If I make it past April, I’ll have outlived my father. That does tend to concentrate the mind. As my analyst said the other day, cautiously at first, “You need to make choices.” I knew she was going to say that and said so. She gave an explosive sigh, laughed, and confessed, “That was really hard to say to a puer!” But I was laughing, too.*
I’ve come far enough that some things just don’t matter as much as they used to. Take lifetime accomplishments, for example. When are we ever finished? Some people have children, attain high rank in professional fields, and retire in glory while awaiting physical collapse. Or at least I imagine that’s what they do, having hit none of those marks myself. Is there a point where one just stops, or is that marketing?—you know, skipping down the beach with shiny teeth, enjoying your “golden age.” My 99-year-old grandmother wasn’t much help when she told me years ago, beckoning me close so she could whisper in my ear, “Johnny, it isn’t good to be so old…” But what did she know? All she did was sit in the same chair for 40 years and do crossword puzzles! Granny loved me, though, and for that she always rates a smile.

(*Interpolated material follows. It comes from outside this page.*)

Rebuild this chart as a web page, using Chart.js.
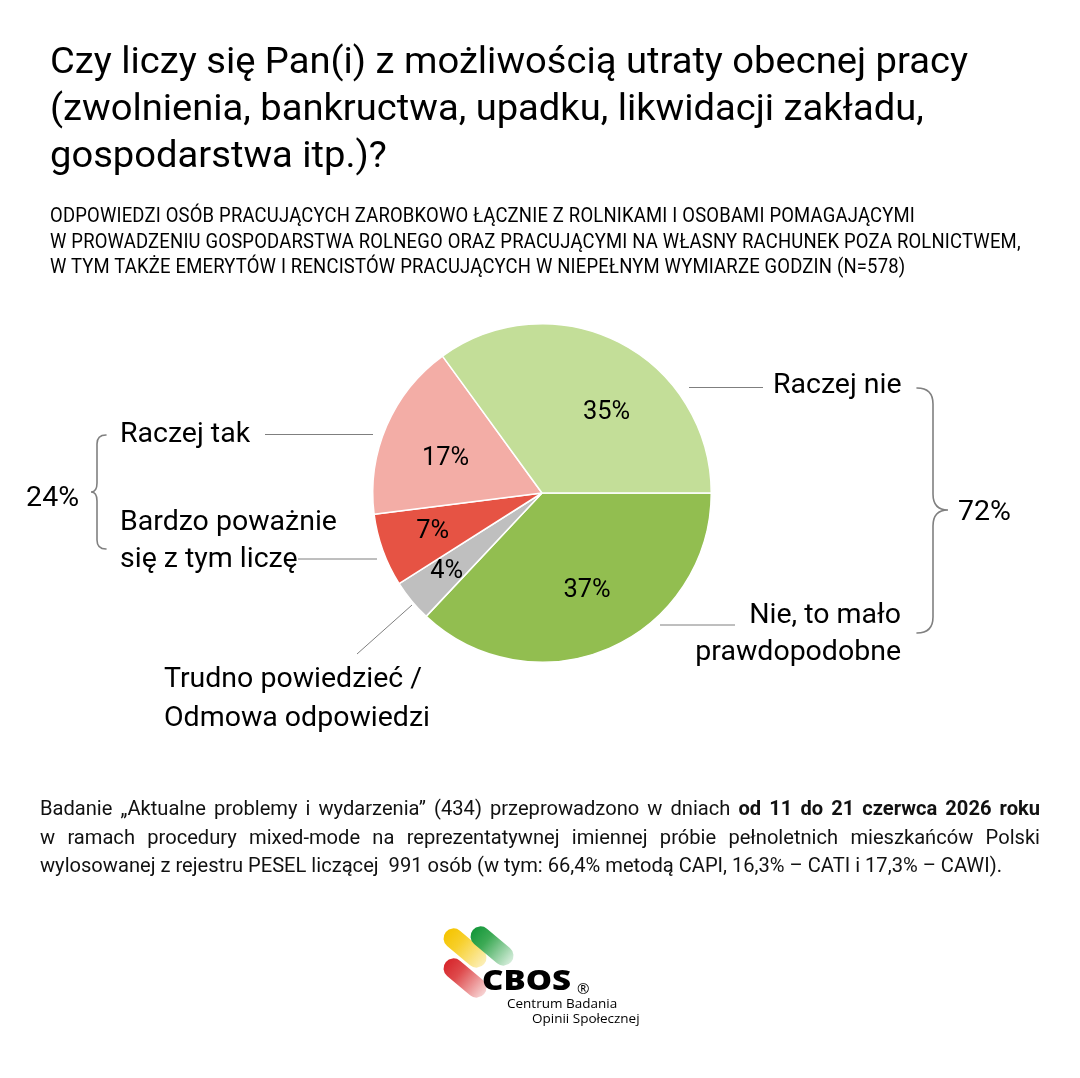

For most of my life, I’ve been driven by alternating guilt and passion. The one because I needed to be loved and thought I wasn’t, the other because I’m an irrepressible son of God.
I grew up thinking I would be a scientist or fly a plane. (Or maybe someone like Frank Buck or Buddy Holly.) In my academic career, I majored and minored—at various times—in zoology, English, central European history, and Germanic literature. In the adult world, I first got married, taught in a junior college, got divorced, dropped out to be a woods hippie in the Ozarks, worked as a day laborer, had a stint as groundskeeper at the same university where I’d earned my master’s degree, and learned to make welded steel insects. In the 25 years that followed, I was a traveling artist, got married again, tried my hand at cartooning, worked in a library, pursued rock & roll songwriting, became a self-taught sculptor, cast my own small bronzes, learned to paint, and bought a house. I spent years on the water in Maryland poking around in small boats. (This list is anything but complete.) None of that made me a star or quenched the guilt, but I can safely say I tried more things than most.
The last dozen years have been the most intense, insane, exploratory, and destructive, and I would never have gone down this path if I had known how hard it all would be, but here we are in darkest, deep New Mexico. Once again I’ve had more fun and hell than those who say, “I told you so,” yet I’m more focused on the present than I’ve ever been. Writing is my life now, though I hardly know what I’m doing—that’s all right, because no one else does, either—and I’m finally calm enough to do it right. Or may be: during that last (phone) session with my (Jungian) analyst (in Zurich), I was wondering why I hadn’t picked up my guitar in months!
But age is actually helpful now. I’m not afraid of being pinned down quite so much because I’m almost dead. After all, the one thing I never HAVE accomplished is to stick to one thing long enough to see it work. (I don’t mean money, either, but I’ll bet there is some.) Anyway, I’m here, I’m clear, and this will be a trip. Hey, I got up at 4:00 a.m. to write this, didn’t I?
Well then, there you go…
* Puer aeternus (Latin), or eternal boy. See here.